ROBERT J. MATTHEWS :

 

      Frère Nyman m’autorisera à ajouter quelque chose : Comme vous le savez probablement, dans le processus de traduction, Joseph Smith a utilisé deux systèmes différents. En fait, trois. Quand ils ont commencé à traduire, ils écrivaient les Écritures intégralement, y compris des passages et des chapitres entiers où il n'y avait pas de modifications à apporter. Dans Doctrine et Alliances 93:53 le Seigneur dit en substance, au prophète : « Dépêche-toi de traduire ». C'est un coup de coude donné en douceur, une manière de dire : «Tu ne peux pas faire un peu plus vite ? » Ils ont alors adopté une méthode plus rapide qui consistait à ne réécrire que les versets qui devaient être modifiés. Finalement, après un certain temps ils ont adopté une méthode encore plus rapide : ils n’ont réécrit que les mots qui devaient être changés. Ils mettaient ensuite une petite marque dans la Bible à l’endroit où ce mot devait figurer. C'était encore plus rapide. Je ne sais pas exactement pourquoi, mais en harmonie avec ce que Monte [S. Nyman] disait, les passages qui ont été complètement réécrits ont généralement reçu davantage de modifications que les passages qui ont été traités de façon plus rapide. Ceci n’est qu’une observation technique qui vaut ce qu'elle vaut, mais qui semble indiquer que la méthode utilisée a eu une incidence sur de nombreux changements.

QUESTION : Pourquoi aucun autre président de l’Église n’a achevé la traduction de la Bible ?

JOSEPH F. McCONKIE :

 

      Je crois que la raison est évidente : pour tout ce qui concerne l'œuvre du Seigneur, nous devons être appelés par le Seigneur pour agir. Il y a eu sans aucun doute des prophètes spirituellement et intellectuellement qualifiés pour faire ce travail, mais ils n'ont pas été appelés à le faire. Permettez-moi de mentionner un cas classique qui illustre ce principe. Dans 1 Néphi chapitre 14, nous voyons Néphi recevoir la même révélation que Jean le Révélateur, celle enregistrée dans le livre de l'Apocalypse. Néphi a voulu l'écrire, et sa capacité à le faire n’était pas en cause. Il était sur le point de le faire quand le Seigneur lui a dit en substance : « Rien à faire, cette mission est prévue pour quelqu’un d’autre du nom de Jean » [voir 1 Néphi 14:20-28]. Peut-être Jean était-il encore en phase de préparation dans la préexistence, je ne sais pas. Mais Jean est venu six cents ans plus tard et a écrit la vision, ce qui était sa mission. Pour cette raison, Néphi a reçu l’ordre de ne pas le faire. Des prophètes qui ont été formés depuis l'éternité arriveront au bon moment pour faire ce travail.

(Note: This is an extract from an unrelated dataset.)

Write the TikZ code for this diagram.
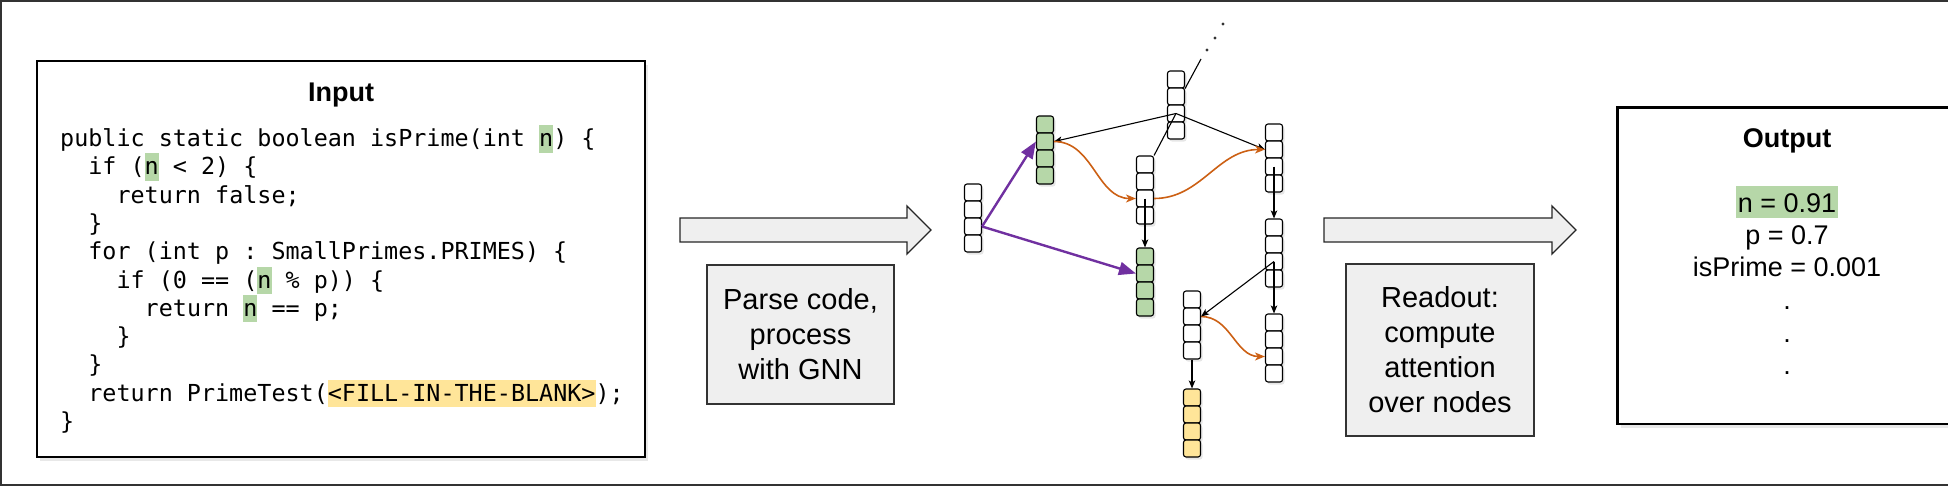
\documentclass[tikz,border=0pt]{standalone}
\usepackage{fontspec}
\setmainfont{Liberation Sans}
\setmonofont{DejaVu Sans Mono}
\usetikzlibrary{arrows.meta, shadows}
\definecolor{hlgreen}{RGB}{182,215,168}
\definecolor{hlyellow}{RGB}{255,229,153}
\definecolor{boxgray}{RGB}{239,239,239}
\definecolor{edgepurple}{RGB}{112,48,160}
\definecolor{edgeorange}{RGB}{204,96,20}
\definecolor{framegray}{RGB}{51,51,51}
\newcommand{\hlg}[1]{{\setlength{\fboxsep}{0pt}\colorbox{hlgreen}{\rule[-6pt]{0pt}{27.5pt}#1}}}
\newcommand{\hly}[1]{{\setlength{\fboxsep}{0pt}\colorbox{hlyellow}{\rule[-6pt]{0pt}{27.5pt}#1}}}
\frenchspacing

\begin{document}
\begin{tikzpicture}[x=1pt, y=-1pt,
    panel/.style={draw=black, line width=2.4pt, fill=white, inner sep=0pt,
      drop shadow={shadow xshift=3pt, shadow yshift=-4pt, opacity=0.18}},
    paneltitle/.style={font=\fontsize{27}{32}\selectfont\bfseries, anchor=base, inner sep=0pt},
    codeline/.style={font=\ttfamily\fontsize{23.4}{28.3}\selectfont, anchor=base west, inner sep=0pt},
    stepbox/.style={draw=framegray, line width=1.3pt, fill=boxgray, align=center,
      font=\fontsize{29}{35}\selectfont},
    outtext/.style={font=\fontsize{27}{32}\selectfont, anchor=base, inner sep=0pt},
    blockarrow/.style={draw=black!85, line width=1.3pt, fill=boxgray},
    cell/.style={draw=black, line width=1.1pt, rounded corners=2.5pt, minimum width=17pt,
      minimum height=17pt, inner sep=0pt,
      drop shadow={shadow xshift=2pt, shadow yshift=-2.5pt, opacity=0.2}},
    flowedge/.style={-{Stealth[length=8pt, width=6.5pt, inset=2pt]}, line width=1.1pt},
    treeline/.style={line width=1.1pt},
    purpleedge/.style={-{Triangle[length=17pt, width=13pt]}, edgepurple, line width=2.4pt},
    orangeedge/.style={-{Stealth[length=10pt, width=8pt, inset=3pt]}, edgeorange, line width=1.6pt}
  ]
  \useasboundingbox (0,0) rectangle (1948,488);
  \clip (0,0) rectangle (1948,488);
  \draw[framegray, line width=2pt] (1,1) rectangle (1960,485);

  % input program
  \node[panel, minimum width=608pt, minimum height=396pt] (input) at (341,259) {};
  \node[paneltitle] (intitle) at (341,101) {Input};
  \foreach \ind/\txt [count=\i] in {
      0/{public static boolean isPrime(int \hlg{n}) \{},
      2/{if (\hlg{n} < 2) \{},
      4/{return false;},
      2/{\}},
      2/{for (int p : SmallPrimes.PRIMES) \{},
      4/{if (0 == (\hlg{n} \% p)) \{},
      6/{return \hlg{n} == p;},
      4/{\}},
      2/{\}},
      2/{return PrimeTest(\hly{<FILL-IN-THE-BLANK>});},
      0/{\}}}
    \node[codeline] (code\i) at ({60+14.09*\ind},{146.5+28.3*(\i-1)}) {\txt};

  % steps
  \foreach \xa/\xb/\xt in {680/907/931, 1324/1552/1576}
    \draw[blockarrow] (\xa,218) -- (\xb,218) -- (\xb,206) -- (\xt,230) -- (\xb,254)
      -- (\xb,242) -- (\xa,242) -- cycle;
  \node[stepbox, minimum width=187pt, minimum height=139pt] (parse) at (800.5,334.5)
    {Parse code,\\process\\with GNN};
  \node[stepbox, minimum width=188pt, minimum height=172pt] (readout) at (1440,350)
    {Readout:\\compute\\attention\\over nodes};

  % graph of node vectors
  \foreach \n/\x/\y/\c in {v0/973/184/white, v1/1045/116/hlgreen, v2/1176/71/white,
      v3/1145/156/white, v4/1145/248/hlgreen, v5/1274/124/white, v6/1274/219/white,
      v7/1274/314/white, v8/1192/291/white, v9/1192/389/hlyellow}
    \foreach \k in {1,...,4}
      \node[cell, fill=\c] (\n-\k) at (\x,{\y+17*\k-8.5}) {};

  \draw[purpleedge] (v0-3.east) -- (v1-2.west);
  \draw[purpleedge] (v0-3.east) -- (v4-2.west);
  \draw[flowedge] (v2-3.center) -- (v1-2.east);
  \draw[flowedge] (v2-3.center) -- (v5-2.west);
  \draw[treeline] (v3-1.north east) -- (v2-3.center);
  \coordinate (more) at (1201,59);
  \draw[treeline] (v2-1.south east) -- (more);
  \foreach \x/\y in {1207/50, 1215/38, 1223/24}
    \fill[framegray] (\x,\y) circle (1.6);
  \draw[orangeedge] (v1-2.east) to[out=0, in=180] (v3-3.west);
  \draw[orangeedge] (v3-3.east) to[out=0, in=180] (v5-2.west);
  \draw[orangeedge] (v8-2.east) to[out=0, in=180] (v7-3.west);
  \draw[flowedge] (v3-3.center) -- (v4-1.north);
  \draw[flowedge] (v5-3.center) -- (v6-1.north);
  \draw[flowedge] (v6-3.center) -- (v7-1.north);
  \draw[flowedge] (v6-3.center) -- (v8-2.east);
  \draw[flowedge] (v8-4.south) -- (v9-1.north);

  % output
  \node[panel, minimum width=339pt, minimum height=316.5pt] (output) at (1787,265.75) {};
  \node[paneltitle] (outtitle) at (1787,147) {Output};
  \node[outtext, fill=hlgreen, text height=23pt, text depth=3pt, inner xsep=1.5pt,
    inner ysep=3pt] (nval) at (1787,212) {n = 0.91};
  \node[outtext] (pval) at (1787,244) {p = 0.7};
  \node[outtext] (primeval) at (1787,276) {isPrime = 0.001};
  \foreach \y [count=\k] in {309,342,374}
    \node[outtext] (dot\k) at (1787,\y) {.};
\end{tikzpicture}
\end{document}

QUESTION : Pourquoi l'Église, l'Église de Jésus-Christ des saints des derniers jours, n’accepte-t-elle pas la traduction de la Bible par Joseph Smith ?

ROBERT A. CLOWARD :

 

      La réponse est que nous acceptons la traduction de Joseph Smith. Mais depuis que la traduction a été faite, certaines parties qui ne sont plus à la disposition de l'Église. De 1832 à 1851, des parties de la traduction ont été publiées dans différents périodiques. En 1851, la première édition de la Perle de Grand Prix a été publiée à Liverpool, en Angleterre, y compris les parties que nous appelons aujourd'hui le Livre de Moïse et le chapitre 24 de Matthieu, qui ont été tirés directement de la traduction de Joseph Smith. Depuis cette époque, ces parties de la traduction de Joseph Smith font partie du canon des Écritures. Je pense que le livre qui les contient porte bien son nom : la Perle de Grand Prix. Je vois dans l'Église d'aujourd'hui un processus en cours qui est illustré par la parabole du Seigneur sur une perle de grand prix. Vous vous souvenez de la parabole de la perle cachée dans un champ. Quand il a découvert la perle, l’homme s'en est allé vendre tout ce qu'il avait et il a acheté le terrain. Je vois la traduction de Joseph Smith comme une perle et les membres de l’Église comme étant à la recherche du champ où elle se trouve. Ils font l'étude et le travail nécessaires pour acheter le terrain, trouver la perle et bénéficier de sa valeur. Bien que nous acceptions la traduction, le processus consiste en une démarche individuelle pour trouver et étudier le travail de Joseph Smith et bénéficier de sa valeur.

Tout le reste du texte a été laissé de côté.